Pembangunan Malaysia Bhd (M$250,000)

Total: $1,653,111.14

The plaintiffs then said that they had received freight amounting to $1,111,704.33, leaving a balance of $541,406.81.

The defendants admitted that they had entered into a management agreement, that the plaintiffs had received large sums of freight and that the plaintiffs had rendered services, expended moneys and made advances on account of the ship, but denied owing any moneys to the plaintiffs.
The defendants further claimed that there was a sum of at least $307,001.13 owing from the plaintiffs to the defendants by way of moneys had and received by the plaintiffs on behalf of the defendants.
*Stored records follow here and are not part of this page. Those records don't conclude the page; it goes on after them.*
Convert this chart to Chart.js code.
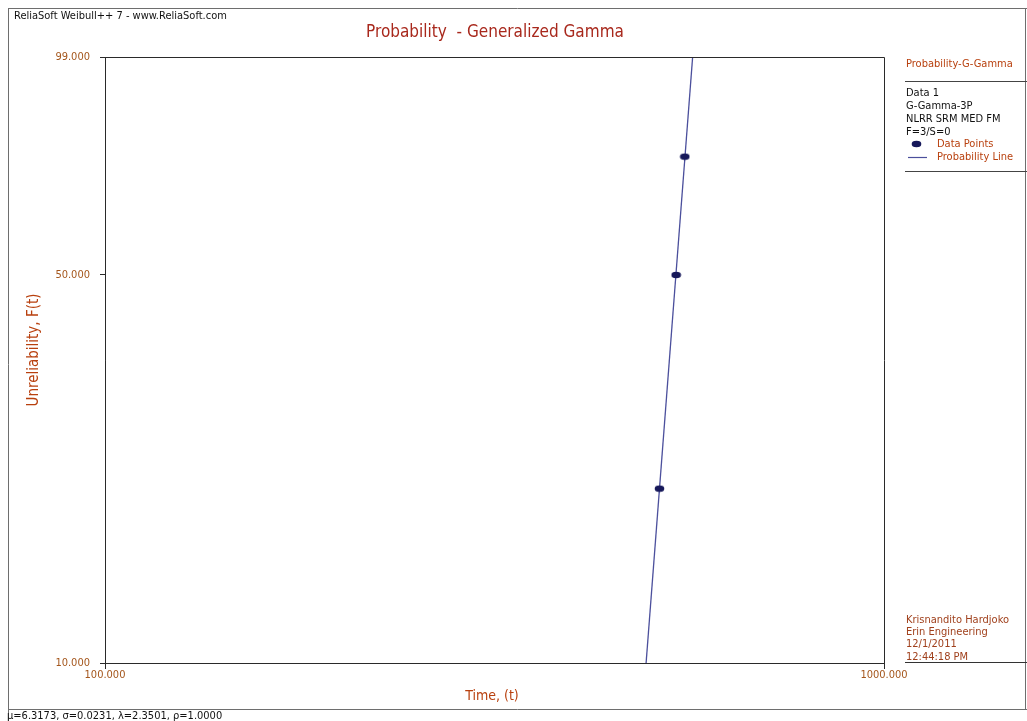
<!DOCTYPE html>
<html>
<head>
<meta charset="utf-8">
<script src="https://cdn.jsdelivr.net/npm/chart.js@4.4.1/dist/chart.umd.min.js"></script>
<style>
  html, body { margin: 0; padding: 0; background: #fff; }
  #wrap { position: relative; width: 1027px; height: 721px; }
</style>
</head>
<body>
<div id="wrap"><canvas id="c" width="1027" height="721"></canvas></div>
<script>
// Fitted G-Gamma parameters
const mu = 6.3173;
const sigma = 0.0231;
const lambda = 2.3501;
const rho = 1.0;

// Failure data (times) and their median ranks, in percent
const failureTimes = [515, 541, 555];
const medianRanks = [20.63, 50.0, 79.37];

// Probability line end points: time and unreliability (%)
const lineTimes = [495, 568];
const lineUnrel = [10, 99];

// Tick labels
const yTickLabels = [10, 50, 99];
const xTickLabels = [100, 1000];

// ---- probability scale for the generalized gamma paper ----
function lnGamma(z) {
  const g = 7;
  const c = [0.99999999999980993, 676.5203681218851, -1259.1392167224028,
    771.32342877765313, -176.61502916214059, 12.507343278686905,
    -0.13857109526572012, 9.9843695780195716e-6, 1.5056327351493116e-7];
  if (z < 0.5) return Math.log(Math.PI / Math.sin(Math.PI * z)) - lnGamma(1 - z);
  z -= 1;
  let x = c[0];
  for (let i = 1; i < g + 2; i++) x += c[i] / (z + i);
  const t = z + g + 0.5;
  return 0.5 * Math.log(2 * Math.PI) + (z + 0.5) * Math.log(t) - t + Math.log(x);
}
function gammaP(a, x) {
  if (x <= 0) return 0;
  const front = Math.exp(-x + a * Math.log(x) - lnGamma(a));
  if (x < a + 1) {
    let ap = a, sum = 1 / a, del = sum;
    for (let n = 0; n < 1000; n++) {
      ap += 1; del *= x / ap; sum += del;
      if (Math.abs(del) < Math.abs(sum) * 1e-15) break;
    }
    return sum * front;
  }
  let b = x + 1 - a, c = 1e300, d = 1 / b, h = d;
  for (let i = 1; i < 1000; i++) {
    const an = -i * (i - a);
    b += 2;
    d = an * d + b; if (Math.abs(d) < 1e-300) d = 1e-300;
    c = b + an / c; if (Math.abs(c) < 1e-300) c = 1e-300;
    d = 1 / d;
    const del = d * c; h *= del;
    if (Math.abs(del - 1) < 1e-15) break;
  }
  return 1 - front * h;
}
function gammaPInv(a, p) {
  let lo = -80, hi = 7;
  for (let i = 0; i < 200; i++) {
    const m = (lo + hi) / 2;
    if (gammaP(a, Math.exp(m)) < p) lo = m; else hi = m;
  }
  return Math.exp((lo + hi) / 2);
}
// standardized G-Gamma variate for an unreliability given in percent
function ggScale(pct) {
  const k = 1 / (lambda * lambda);
  const x = gammaPInv(k, pct / 100);
  return Math.log(x / k) / lambda;
}

const pointData = failureTimes.map((t, i) => ({ x: t, y: ggScale(medianRanks[i]) }));
const lineData = lineTimes.map((t, i) => ({ x: t, y: ggScale(lineUnrel[i]) }));
const yTickValues = yTickLabels.map(ggScale);

// oval marker for the data points
const marker = document.createElement('canvas');
marker.width = 11; marker.height = 8;
(function () {
  const m = marker.getContext('2d');
  m.fillStyle = '#16185a';
  m.beginPath();
  m.ellipse(5.5, 4, 4.8, 3.3, 0, 0, Math.PI * 2);
  m.fill();
})();

const FONT = "'DejaVu Sans Condensed', 'DejaVu Sans', sans-serif";
const TICK_COLOR = '#a4561c';
const RED = '#a8281c';
const AXIS_TITLE = '#b8400e';

const decor = {
  id: 'decor',
  afterDraw(chart) {
    const ctx = chart.ctx;
    const a = chart.chartArea;
    ctx.save();

    // outer frame
    ctx.strokeStyle = '#6e6e6e';
    ctx.lineWidth = 1;
    ctx.beginPath();
    ctx.moveTo(8, 8.5); ctx.lineTo(1027, 8.5);
    ctx.moveTo(8.5, 8); ctx.lineTo(8.5, 721);
    ctx.moveTo(8, 709.5); ctx.lineTo(1027, 709.5);
    ctx.moveTo(1025.5, 8); ctx.lineTo(1025.5, 710);
    ctx.stroke();

    // plot box
    ctx.strokeStyle = '#2a2a2a';
    ctx.beginPath();
    ctx.rect(Math.round(a.left) + 0.5, Math.round(a.top) + 0.5,
      Math.round(a.right - a.left), Math.round(a.bottom - a.top));
    ctx.stroke();

    // header
    ctx.fillStyle = '#111';
    ctx.font = "11px " + FONT;
    ctx.textBaseline = 'middle';
    ctx.textAlign = 'left';
    ctx.fillText('ReliaSoft Weibull++ 7 - www.ReliaSoft.com', 14, 16);

    // title
    ctx.fillStyle = RED;
    ctx.font = "17px " + FONT;
    ctx.textAlign = 'center';
    ctx.fillText('Probability  - Generalized Gamma', 495, 33);

    // axis titles
    ctx.fillStyle = AXIS_TITLE;
    ctx.font = "14px " + FONT;
    ctx.fillText('Time, (t)', 492, 696);
    ctx.save();
    ctx.font = "15px " + FONT;
    ctx.translate(34, 350);
    ctx.rotate(-Math.PI / 2);
    ctx.fillText('Unreliability, F(t)', 0, 0);
    ctx.restore();

    // legend panel
    ctx.textAlign = 'left';
    ctx.font = "11px " + FONT;
    ctx.fillStyle = AXIS_TITLE;
    ctx.fillText('Probability-G-Gamma', 906, 64);
    ctx.strokeStyle = '#444';
    ctx.beginPath();
    ctx.moveTo(905, 81.5); ctx.lineTo(1027, 81.5);
    ctx.moveTo(905, 171.5); ctx.lineTo(1027, 171.5);
    ctx.stroke();
    ctx.fillStyle = '#111';
    ['Data 1', 'G-Gamma-3P', 'NLRR SRM MED FM', 'F=3/S=0'].forEach((s, i) => {
      ctx.fillText(s, 906, 93 + i * 13);
    });
    ctx.drawImage(marker, 911, 140);
    ctx.strokeStyle = '#4b4f9c';
    ctx.lineWidth = 1.2;
    ctx.beginPath();
    ctx.moveTo(908, 157.5); ctx.lineTo(927, 157.5);
    ctx.stroke();
    ctx.fillStyle = AXIS_TITLE;
    ctx.fillText('Data Points', 937, 144);
    ctx.fillText('Probability Line', 937, 157);

    // author block
    ctx.fillStyle = '#a0401c';
    ['Krisnandito Hardjoko', 'Erin Engineering', '12/1/2011', '12:44:18 PM'].forEach((s, i) => {
      ctx.fillText(s, 906, 620 + i * 12.3);
    });
    ctx.strokeStyle = '#333';
    ctx.lineWidth = 1;
    ctx.beginPath();
    ctx.moveTo(905, 662.5); ctx.lineTo(1027, 662.5);
    ctx.stroke();

    // parameter footer
    ctx.fillStyle = '#111';
    ctx.font = "11px " + FONT;
    ctx.fillText('\u03bc=' + mu.toFixed(4) + ', \u03c3=' + sigma.toFixed(4) +
      ', \u03bb=' + lambda.toFixed(4) + ', \u03c1=' + rho.toFixed(4), 7, 716);

    ctx.restore();
  }
};

new Chart(document.getElementById('c'), {
  type: 'scatter',
  data: {
    datasets: [
      {
        label: 'Probability Line',
        data: lineData,
        showLine: true,
        borderColor: '#4b4f9c',
        borderWidth: 1.3,
        pointRadius: 0,
        fill: false,
        order: 2
      },
      {
        label: 'Data Points',
        data: pointData,
        pointStyle: marker,
        pointRadius: 5,
        order: 1
      }
    ]
  },
  options: {
    responsive: false,
    animation: false,
    devicePixelRatio: 1,
    layout: { padding: { left: 0, top: 57, right: 143, bottom: 0 } },
    plugins: { legend: { display: false }, tooltip: { enabled: false }, title: { display: false } },
    scales: {
      x: {
        type: 'logarithmic',
        min: xTickLabels[0],
        max: xTickLabels[xTickLabels.length - 1],
        afterBuildTicks: s => { s.ticks = xTickLabels.map(v => ({ value: v })); },
        afterFit: s => { s.height = 58; },
        ticks: {
          callback: v => Number(v).toFixed(3),
          color: TICK_COLOR,
          font: { family: FONT, size: 11 },
          padding: 0,
          maxRotation: 0,
          autoSkip: false
        },
        grid: { drawOnChartArea: false, drawTicks: true, tickLength: 6, color: '#2a2a2a' },
        border: { display: true, color: '#2a2a2a' }
      },
      y: {
        type: 'linear',
        min: yTickValues[0],
        max: yTickValues[yTickValues.length - 1],
        afterBuildTicks: s => { s.ticks = yTickValues.map(v => ({ value: v })); },
        afterFit: s => { s.width = 105; },
        ticks: {
          callback: (v, i) => yTickLabels[i].toFixed(3),
          color: TICK_COLOR,
          font: { family: FONT, size: 11 },
          padding: 10,
          autoSkip: false
        },
        grid: { drawOnChartArea: false, drawTicks: true, tickLength: 5, color: '#2a2a2a' },
        border: { display: true, color: '#2a2a2a' }
      }
    }
  },
  plugins: [decor]
});
</script>
</body>
</html>
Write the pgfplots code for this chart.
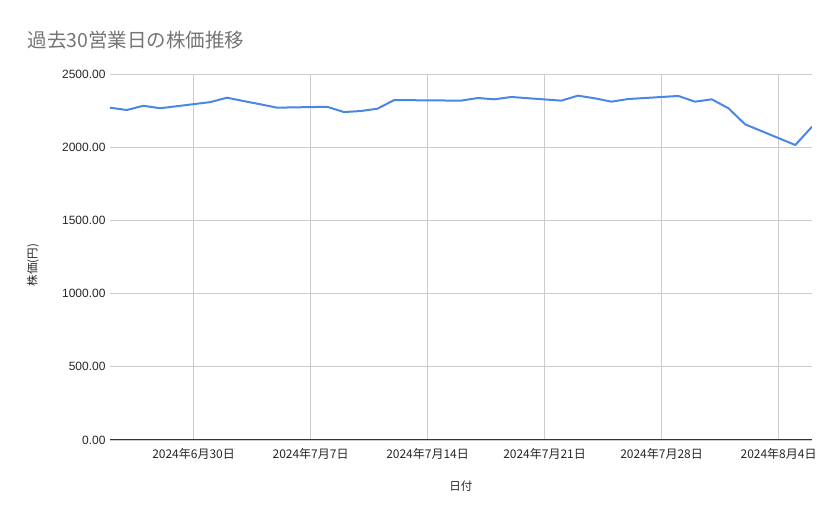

The defendants made a counterclaim against the plaintiffs for (i) moneys had and received by the plaintiffs, (ii) an account of all moneys of the defendants with the plaintiffs for the period from 18 October 1984 to 15 February 1985, and (iii) an inquiry into the moneys due to the defendants.
They also claimed damages for wrongful arrest of the defendants` ship. The ship was sold pursuant to an order of court for $1.55m. The bunkers were sold separately for $56,936. The sale proceeds were paid into court. Subsequently claims were made against the proceeds of sale by various claimants, including the bank. There now remains in court $36,417.23 to the credit of this action.

Admiralty jurisdiction

The admiralty jurisdiction of the High Court of Singapore is essentially statutory, namely, the jurisdiction conferred on the High Court by the High Court (Admiralty Jurisdiction) Act (Cap 123) (`the Act`). The Act lays down the conditions which must be satisfied before a claimant avails himself of the right to institute in rem proceedings against a ship and the powerful right to effect an arrest of the ship. As the in rem jurisdiction is created and limited by statute, the parties cannot confer such jurisdiction by agreement or waiver.